START Data entries
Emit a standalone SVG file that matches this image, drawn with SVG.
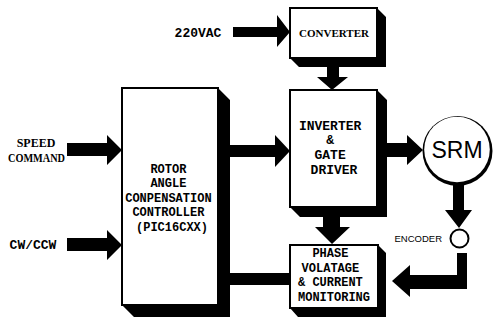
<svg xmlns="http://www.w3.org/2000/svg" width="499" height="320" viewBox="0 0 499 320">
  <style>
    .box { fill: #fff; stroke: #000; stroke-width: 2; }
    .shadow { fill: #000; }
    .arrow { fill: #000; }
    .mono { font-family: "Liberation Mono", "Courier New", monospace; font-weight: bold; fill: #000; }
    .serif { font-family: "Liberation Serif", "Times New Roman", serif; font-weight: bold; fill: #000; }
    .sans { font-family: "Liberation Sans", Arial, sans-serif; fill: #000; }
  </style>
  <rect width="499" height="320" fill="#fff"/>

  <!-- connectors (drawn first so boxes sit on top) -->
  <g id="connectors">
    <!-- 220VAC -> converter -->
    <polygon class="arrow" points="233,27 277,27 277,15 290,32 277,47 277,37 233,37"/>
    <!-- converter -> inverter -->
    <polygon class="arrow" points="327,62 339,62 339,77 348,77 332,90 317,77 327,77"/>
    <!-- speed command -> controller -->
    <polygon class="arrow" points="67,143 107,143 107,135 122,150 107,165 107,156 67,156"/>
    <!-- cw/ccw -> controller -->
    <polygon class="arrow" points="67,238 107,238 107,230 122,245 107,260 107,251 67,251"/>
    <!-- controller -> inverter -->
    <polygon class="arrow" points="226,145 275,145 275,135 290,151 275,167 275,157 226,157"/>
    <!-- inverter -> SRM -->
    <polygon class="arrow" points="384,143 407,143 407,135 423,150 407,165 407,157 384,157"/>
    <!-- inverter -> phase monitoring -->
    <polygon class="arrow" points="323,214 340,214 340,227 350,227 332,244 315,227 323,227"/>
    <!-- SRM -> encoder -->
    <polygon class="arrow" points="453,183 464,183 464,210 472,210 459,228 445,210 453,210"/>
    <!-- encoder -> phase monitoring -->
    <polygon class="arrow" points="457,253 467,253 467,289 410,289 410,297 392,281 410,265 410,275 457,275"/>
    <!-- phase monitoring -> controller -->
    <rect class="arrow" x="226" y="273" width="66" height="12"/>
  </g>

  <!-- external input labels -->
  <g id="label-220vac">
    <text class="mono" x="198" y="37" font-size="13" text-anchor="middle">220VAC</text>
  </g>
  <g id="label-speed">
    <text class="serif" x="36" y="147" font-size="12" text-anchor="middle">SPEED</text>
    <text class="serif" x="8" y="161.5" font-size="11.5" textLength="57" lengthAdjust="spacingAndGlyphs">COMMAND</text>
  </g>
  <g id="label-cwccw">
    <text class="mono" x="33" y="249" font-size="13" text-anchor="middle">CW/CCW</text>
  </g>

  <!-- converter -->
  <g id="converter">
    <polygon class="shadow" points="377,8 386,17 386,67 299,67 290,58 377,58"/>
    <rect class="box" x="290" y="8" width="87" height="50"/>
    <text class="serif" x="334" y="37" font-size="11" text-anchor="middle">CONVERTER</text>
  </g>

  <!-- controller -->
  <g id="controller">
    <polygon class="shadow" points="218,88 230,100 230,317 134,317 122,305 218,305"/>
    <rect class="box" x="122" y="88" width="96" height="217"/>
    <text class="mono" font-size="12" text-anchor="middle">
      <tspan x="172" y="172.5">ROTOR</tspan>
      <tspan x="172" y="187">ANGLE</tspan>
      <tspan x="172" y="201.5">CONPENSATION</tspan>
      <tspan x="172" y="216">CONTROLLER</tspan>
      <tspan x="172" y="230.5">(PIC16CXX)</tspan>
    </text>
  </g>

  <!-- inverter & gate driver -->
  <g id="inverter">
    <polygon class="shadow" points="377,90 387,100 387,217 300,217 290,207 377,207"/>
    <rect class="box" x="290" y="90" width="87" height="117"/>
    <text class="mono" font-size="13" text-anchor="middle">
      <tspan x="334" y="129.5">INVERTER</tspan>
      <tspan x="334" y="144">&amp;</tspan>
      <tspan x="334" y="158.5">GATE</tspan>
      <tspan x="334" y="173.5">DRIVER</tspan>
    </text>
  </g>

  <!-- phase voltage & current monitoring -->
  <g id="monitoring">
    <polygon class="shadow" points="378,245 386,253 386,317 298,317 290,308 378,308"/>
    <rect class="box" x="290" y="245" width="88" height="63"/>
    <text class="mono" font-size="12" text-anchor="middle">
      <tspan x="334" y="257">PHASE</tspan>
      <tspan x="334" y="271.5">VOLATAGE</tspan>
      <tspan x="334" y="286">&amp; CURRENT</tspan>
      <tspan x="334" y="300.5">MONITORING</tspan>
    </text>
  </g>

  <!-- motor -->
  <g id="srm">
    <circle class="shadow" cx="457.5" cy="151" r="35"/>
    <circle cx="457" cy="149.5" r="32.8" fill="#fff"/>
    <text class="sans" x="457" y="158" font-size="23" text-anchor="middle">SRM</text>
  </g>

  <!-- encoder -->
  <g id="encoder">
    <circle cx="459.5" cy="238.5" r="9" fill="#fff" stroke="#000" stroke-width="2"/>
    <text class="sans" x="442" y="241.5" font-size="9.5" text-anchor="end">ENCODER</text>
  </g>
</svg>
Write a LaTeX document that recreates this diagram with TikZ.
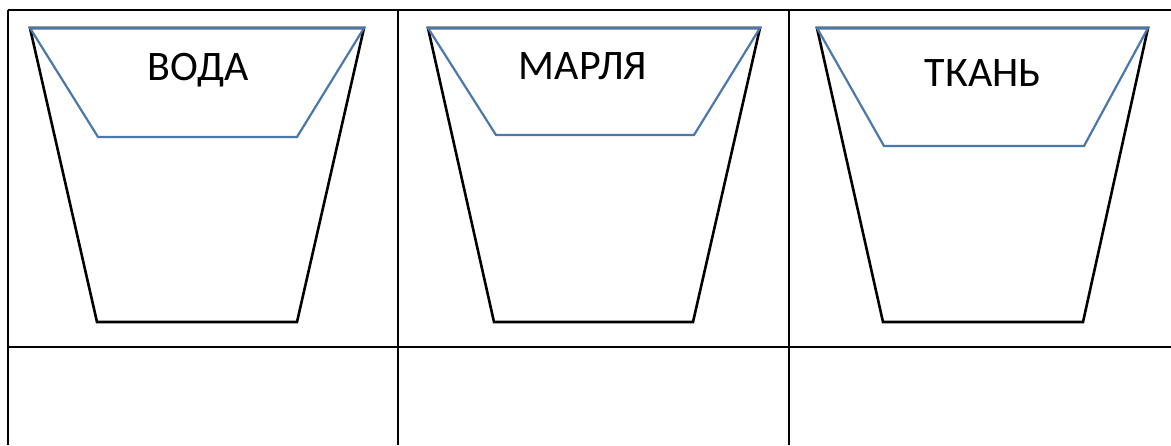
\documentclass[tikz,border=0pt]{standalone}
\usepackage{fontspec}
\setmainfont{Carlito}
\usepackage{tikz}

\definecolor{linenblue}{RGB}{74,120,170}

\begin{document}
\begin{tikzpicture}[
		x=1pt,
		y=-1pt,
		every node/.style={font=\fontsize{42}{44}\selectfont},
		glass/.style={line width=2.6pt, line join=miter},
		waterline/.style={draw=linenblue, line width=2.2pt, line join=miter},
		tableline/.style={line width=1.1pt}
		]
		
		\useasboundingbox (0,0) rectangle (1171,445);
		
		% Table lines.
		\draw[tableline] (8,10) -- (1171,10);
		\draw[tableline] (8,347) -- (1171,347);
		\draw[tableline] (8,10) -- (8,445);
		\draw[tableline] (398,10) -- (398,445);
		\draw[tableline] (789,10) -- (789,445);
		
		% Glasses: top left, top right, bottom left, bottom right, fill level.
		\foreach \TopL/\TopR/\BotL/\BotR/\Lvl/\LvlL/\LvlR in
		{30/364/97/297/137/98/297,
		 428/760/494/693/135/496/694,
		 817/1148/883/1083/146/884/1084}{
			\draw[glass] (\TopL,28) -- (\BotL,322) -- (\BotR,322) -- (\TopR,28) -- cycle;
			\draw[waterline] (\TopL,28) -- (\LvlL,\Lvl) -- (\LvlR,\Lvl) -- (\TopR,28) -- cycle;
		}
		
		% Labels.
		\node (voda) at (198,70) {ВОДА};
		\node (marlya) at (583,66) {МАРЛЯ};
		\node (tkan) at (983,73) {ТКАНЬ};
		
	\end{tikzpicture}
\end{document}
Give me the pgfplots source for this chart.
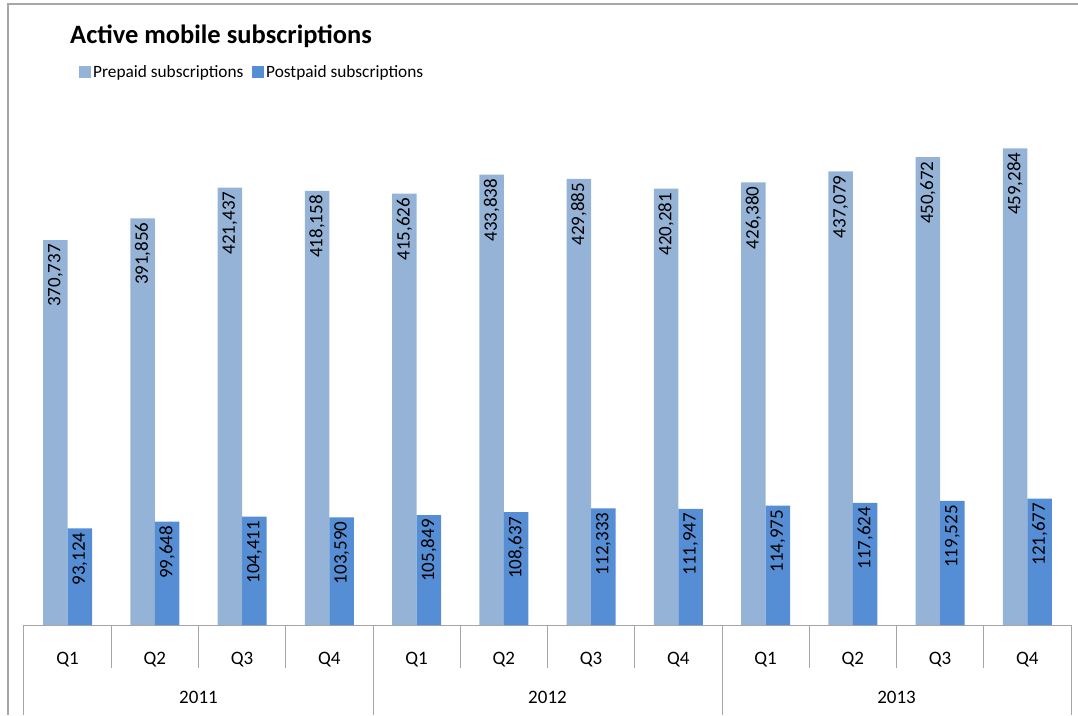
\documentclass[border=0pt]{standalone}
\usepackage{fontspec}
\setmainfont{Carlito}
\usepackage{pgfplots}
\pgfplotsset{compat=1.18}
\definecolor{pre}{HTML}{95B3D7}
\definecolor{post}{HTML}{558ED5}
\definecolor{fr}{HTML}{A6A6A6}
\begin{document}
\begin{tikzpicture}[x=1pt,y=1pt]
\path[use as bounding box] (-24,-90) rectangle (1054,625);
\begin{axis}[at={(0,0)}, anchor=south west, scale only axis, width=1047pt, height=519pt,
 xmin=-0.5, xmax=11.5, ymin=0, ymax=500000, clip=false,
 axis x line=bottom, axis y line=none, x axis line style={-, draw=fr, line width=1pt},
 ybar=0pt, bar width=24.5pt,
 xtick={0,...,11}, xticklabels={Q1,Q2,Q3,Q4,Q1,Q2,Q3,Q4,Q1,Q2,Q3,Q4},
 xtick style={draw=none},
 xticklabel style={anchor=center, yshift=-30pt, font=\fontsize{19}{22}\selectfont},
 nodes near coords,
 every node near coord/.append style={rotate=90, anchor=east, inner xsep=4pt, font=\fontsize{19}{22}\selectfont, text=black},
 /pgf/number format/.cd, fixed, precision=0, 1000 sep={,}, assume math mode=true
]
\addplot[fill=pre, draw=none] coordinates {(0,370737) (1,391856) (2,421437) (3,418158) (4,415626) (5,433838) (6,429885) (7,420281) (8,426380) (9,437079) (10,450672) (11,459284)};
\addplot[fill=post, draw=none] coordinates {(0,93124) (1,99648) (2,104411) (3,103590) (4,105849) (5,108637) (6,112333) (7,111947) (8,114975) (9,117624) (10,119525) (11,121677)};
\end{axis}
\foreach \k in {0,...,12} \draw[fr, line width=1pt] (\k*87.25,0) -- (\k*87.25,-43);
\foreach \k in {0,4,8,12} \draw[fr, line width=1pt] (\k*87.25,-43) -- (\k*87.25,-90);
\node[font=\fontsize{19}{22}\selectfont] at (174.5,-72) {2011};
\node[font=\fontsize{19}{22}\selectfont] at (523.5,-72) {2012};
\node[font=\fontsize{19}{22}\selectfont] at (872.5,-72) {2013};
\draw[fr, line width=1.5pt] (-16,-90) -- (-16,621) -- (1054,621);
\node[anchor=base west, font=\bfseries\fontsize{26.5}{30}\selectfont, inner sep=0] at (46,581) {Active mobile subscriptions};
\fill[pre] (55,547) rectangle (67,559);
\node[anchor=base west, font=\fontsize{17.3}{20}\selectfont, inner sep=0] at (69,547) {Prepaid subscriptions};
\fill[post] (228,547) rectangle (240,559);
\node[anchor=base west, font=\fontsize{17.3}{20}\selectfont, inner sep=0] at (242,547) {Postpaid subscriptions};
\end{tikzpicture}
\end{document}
END Data entries
Set problem:
Pick out all the lines with the word "standalone" in them and copy them.

Solution:
Emit a standalone SVG file that matches this image, drawn with SVG.
\documentclass[tikz,border=0pt]{standalone}
\documentclass[border=0pt]{standalone}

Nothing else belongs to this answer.